Mr. Baldwin is also attacking the greater problem: lack of ringers.
One survey says that of the 100,000 trained bellringers in England today, only 40,000 of them still ring.
Also, ringers don't always live where the bells need to be rung -- like in small, rural parishes and inner-city churches. 

But the council's program to attract and train ringers is only partly successful, says Mr. Baldwin. "Right now, we're lucky if after five years we keep one new ringer out of 10," he adds. 

One bright sign is that a growing number of women have entered the once male-dominated field; more than a third of the ringers today are women.
They aren't accepted everywhere, however.
The oldest bell-ringing group in the country, the Ancient Society of College Youths, founded in 1637, remains male-only, a fact that's particularly galling to women because the group is the sole source of ringers for Britain's most prestigious churches, St. Paul's Cathedral and Westminster Abbey. 

This being Britain, no woman has filed an equal-opportunity suit, but the extent of the problem surfaced this summer in a series of letters to "The Ringing World," a weekly newspaper for ringers.
One writer, signing his letter as "Red-blooded, balanced male," remarked on the "frequency of women fainting in peals," and suggested that they "settle back into their traditional role of making tea at meetings." 
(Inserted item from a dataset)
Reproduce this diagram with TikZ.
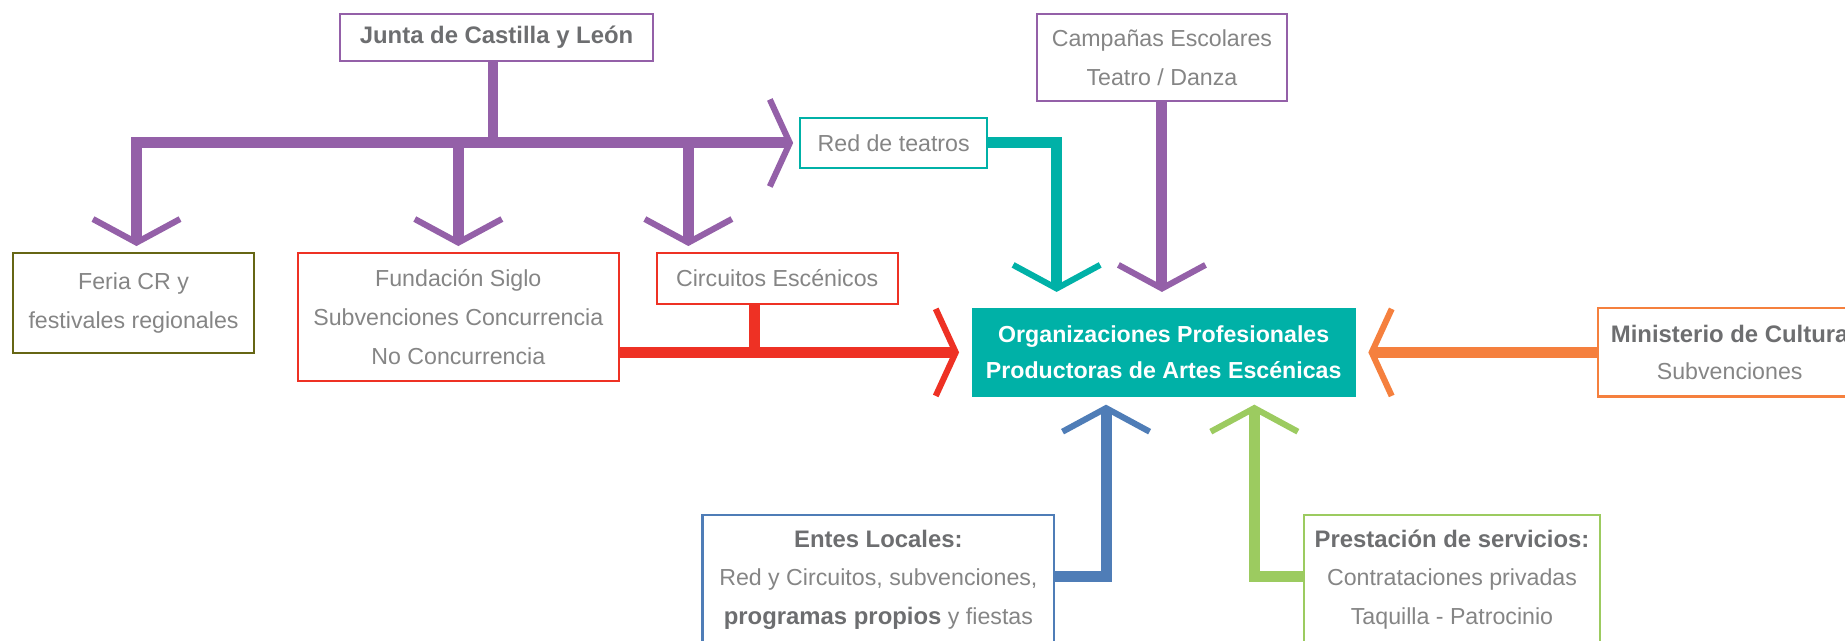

In the torrent of replies that followed, one woman ringer from Solihull observed that "the average male ringer leaves quite a lot to be desired: badly dressed, decorated with acne and a large beer-belly, frequently unwashed and unbearably flatulent in peals." Another women wrote from Sheffield to say that in her 60 years of ringing, "I have never known a lady to faint in the belfry.
I have seen one or two men die, bless them."